Przepraszam ze dopiero dzisiaj ale w zwiazku z remontem mam bardzo malo czasu wieczorami. Masy sie nie piecze z ciastem. Wylewasz ja na gotowe ciasto. Gdybys je upiekla masa bardzo by sie skarmelizowala. Natomiast jak dlugo ma sie gotowac.... chyba dluzej niz 10 minut. Na pewno pod koniec gotowania edziesz wiedziala kiedy wylaczyc palnik. Masa ma lekko zbrazowiec. A najlepszym sposobemjest sprawdzanie na talerzyku kiedy kropla zastyga.
Wlasnie konsumuje Twoj miodownik ;) Pyszny. Do masy dodalam troche wiecej cukru bo wydawalo mi sie ze jest go ciut za malo. Przepis super.
Piekę bardzo podobne ciasto. Do mleka dodaję 5 czubatych łyżek kaszy, sypię od razu cukier, zagotowuję, wyłączam gaz, przykrywam i zostawiam na przynajmniej pół godziny. Potem chłodną masę dodaję do utartego masła. Po posmarowaniu placków nie robię polewy, wstawiam ciasto w chłodne miejsce, po kilku godzinach (inaczej masa wypłynie) obciążam ciasto (potem dzięki temu lepiej się kroi), no i daję mu spokój na przynajmniej 2 dni - im dłużej, tym lepiej. Przechowuję nadal w chłodnym miejscu. Pycha.
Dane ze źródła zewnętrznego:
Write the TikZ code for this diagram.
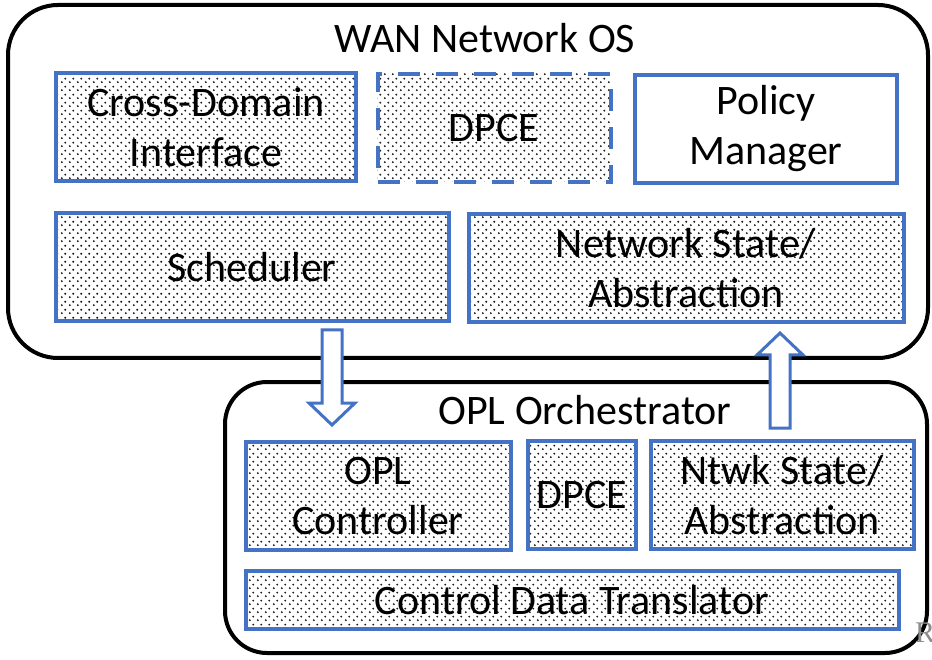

Aha, ciasto świetnie nadaje się do mrożenia, jesli zostanie...
smakowo super, wizualnie ok, tylko ciasto strasznie twarde (nie trzymalam długo w piekarniku) być może dlatego że zrobiłam dwie a nie trzy warstwy?
aguniant86 w przepisie pisze wyraźnie, że ciasto trzeba zrobić dzień wcześniej bo musi zmięknąć od masy.